Check `utils.train_hmm` and `utils.viterbi` for implementationd details.

**Exercise 5**: How does random forest provide out-of-bag estimations for free?

**Exercise 6**: Why do we need out-of-bag estimations?

In [None]:
# Use the conveniently provided out-of-bag probability predictions from the
# random forest training process.
Y_train_prob = clf.oob_decision_function_  # out-of-bag probability predictions
labels = clf.classes_  # need this to know the label order of cols of Y_train_prob
hmm_params = utils.train_hmm(Y_train_prob, Y_train, labels)  # obtain HMM matrices/params
Y_test_pred_hmm = utils.viterbi(Y_test_pred, hmm_params)  # smoothing
print('\nClassifier performance -- HMM smoothing')
print('Out of sample:\n', metrics.classification_report(Y_test, Y_test_pred_hmm))

# Check again participant
mask = pid_test == 'P101'
fig, ax = utils.plot_compare(T_test[mask],
                             Y_test[mask],
                             Y_test_pred_hmm[mask],
                             trace=X_test.loc[mask, 'std'])
fig.show()

HMM further improves the performance scores.

## Is a simple logistic regression enough?

*This takes a while*

In [None]:
clf_LR = LogisticRegression(
    max_iter=1000,
    multi_class='multinomial',
    random_state=42)
scaler = StandardScaler()
pipe = make_pipeline(scaler, clf_LR)
pipe.fit(X_train, Y_train)

Y_test_pred_LR = pipe.predict(X_test)

# HMM smoothing
Y_train_LR_prob = pipe.predict_proba(X_train)  # sorry!

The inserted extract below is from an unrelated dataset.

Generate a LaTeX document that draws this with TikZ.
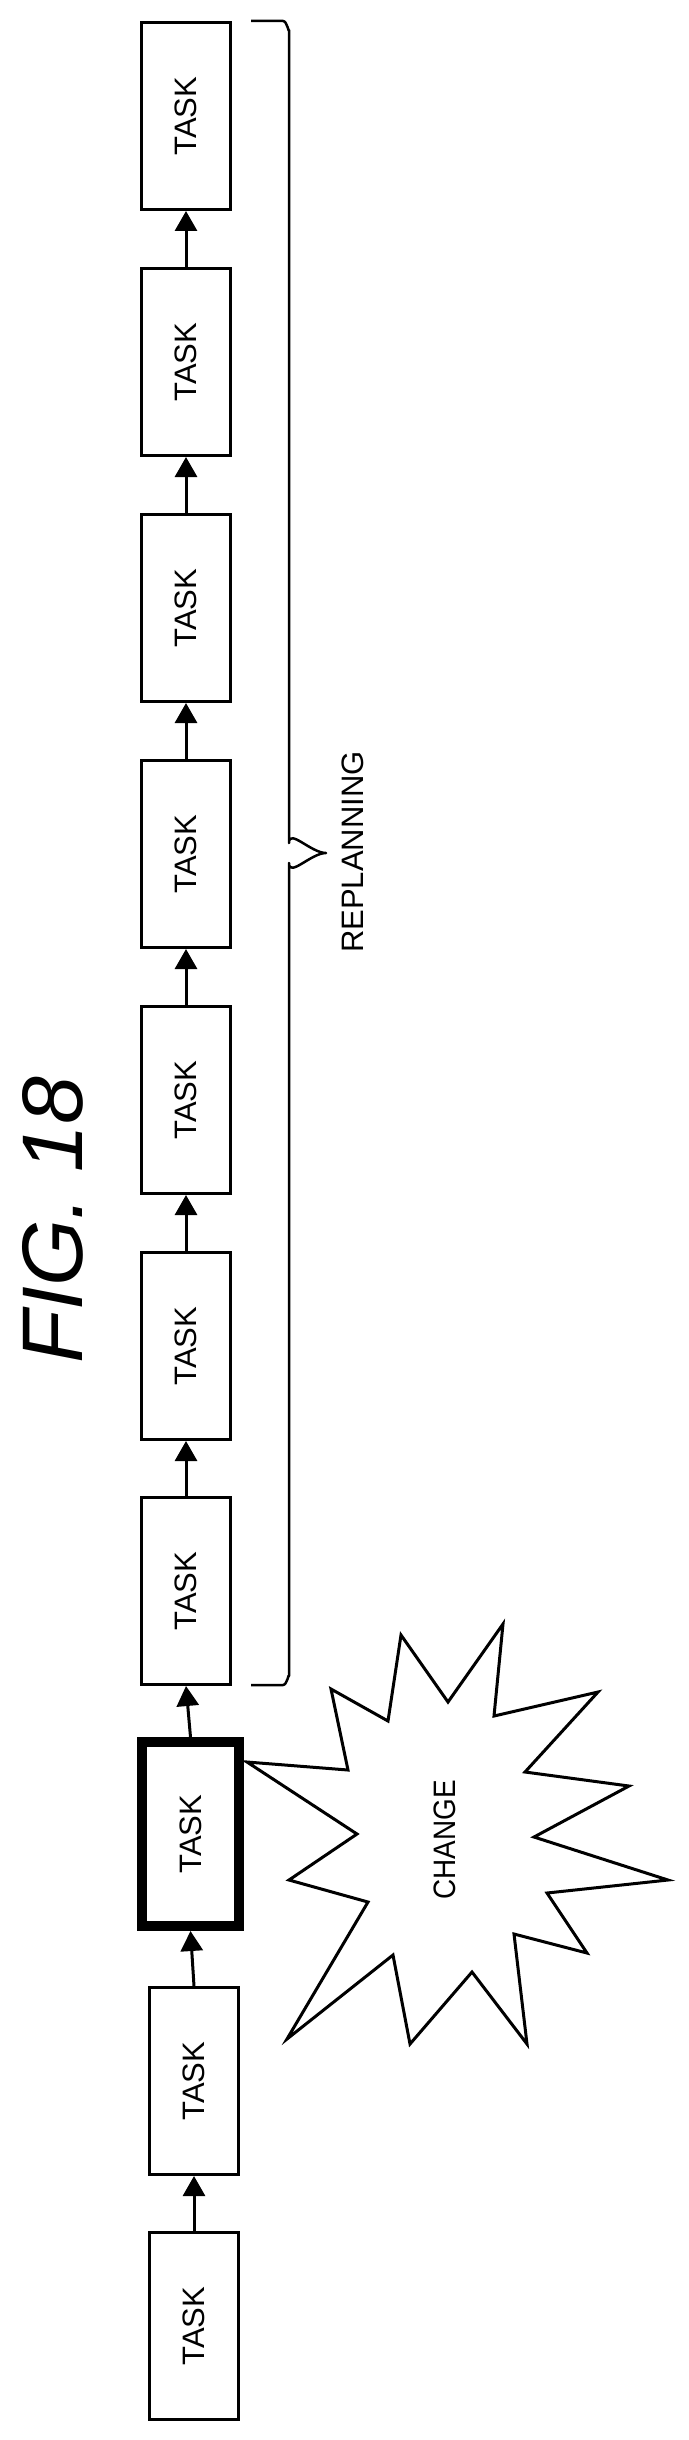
\documentclass[tikz,border=0pt]{standalone}
\usepackage{fontspec}
\setmainfont{Liberation Sans}
\usetikzlibrary{arrows.meta}
\begin{document}
\begin{tikzpicture}[x=1pt,y=-1pt,
  taskbox/.style={draw=black,line width=3pt,minimum width=89pt,minimum height=187pt,inner sep=0pt,font=\fontsize{31}{31}\selectfont},
  thickbox/.style={taskbox,line width=10pt,minimum width=97pt,minimum height=184pt},
  flow/.style={line width=3pt,-{Triangle[width=22pt,length=20pt]}}]
\useasboundingbox (0,0) rectangle (688,2440);
\foreach \i/\y/\x in {1/116/186,2/362/186,3/608/186,4/854/186,5/1100/186,6/1346/186,7/1591/186} {
  \node[taskbox] (t\i) at (\x,\y) {\rotatebox{90}{TASK}};
}
\node[thickbox] (t8) at (190.5,1834) {\rotatebox{90}{TASK}};
\node[taskbox] (t9) at (194,2081) {\rotatebox{90}{TASK}};
\node[taskbox] (t10) at (194,2326) {\rotatebox{90}{TASK}};
\foreach \a/\b in {10/9,9/8,8/7,7/6,6/5,5/4,4/3,3/2,2/1} {
  \draw[flow] (t\a.north) -- (t\b.south);
}
% brace
\coordinate (bt) at (251,21);
\coordinate (bb) at (251,1685);
\coordinate (tip) at (326,853);
\draw[line width=2.5pt,line join=round] (bt) -- (283,21) to[out=0,in=-90] (289,30) -- (289,843) to[out=90,in=180] (tip) to[out=180,in=-90] (289,863) -- (289,1676) to[out=90,in=0] (283,1685) -- (bb);
\node[font=\fontsize{31}{31}\selectfont,rotate=90] (rp) at (353,852) {REPLANNING};
% title
\node[font=\fontsize{86}{86}\selectfont\itshape,rotate=90] (title) at (53,1220) {FIG. 18};
% star
\draw[line width=3pt,line join=miter,fill=white] (247,1762) -- (357,1834) -- (289,1880) -- (368,1902) -- (287,2039) -- (393,1955) -- (410,2044) -- (472,1972) -- (527,2044) -- (514,1934) -- (587,1953) -- (547,1893) -- (668,1880) -- (534,1837) -- (629,1786) -- (525,1772) -- (598,1692) -- (494,1716) -- (503,1624) -- (448,1702) -- (401,1635) -- (388,1721) -- (331,1689) -- (348,1770) -- cycle;
\node[font=\fontsize{31}{31}\selectfont,rotate=90,xscale=0.9] (chg) at (445,1840) {CHANGE};
\end{tikzpicture}
\end{document}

LR doesn't provide OOB estimates for free
labels = pipe.classes_
hmm_params_LR = utils.train_hmm(Y_train_LR_prob, Y_train, labels)
Y_test_pred_LR_hmm = utils.viterbi(Y_test_pred_LR, hmm_params_LR)  # smoothing

print('\nClassifier performance -- Logistic regression')
print('Out of sample:\n', metrics.classification_report(Y_test, Y_test_pred_LR_hmm))

# Check again participant
mask = pid_test == 'P101'
fig, axs = utils.plot_compare(T_test[mask],
                      Y_test[mask],
                      Y_test_pred_LR_hmm[mask],
                      trace=X_test.loc[mask, 'std'])
fig.show()

The LR model performed well on the easier classes "sleep" and "sit-stand",
but was much worse on all the other classes.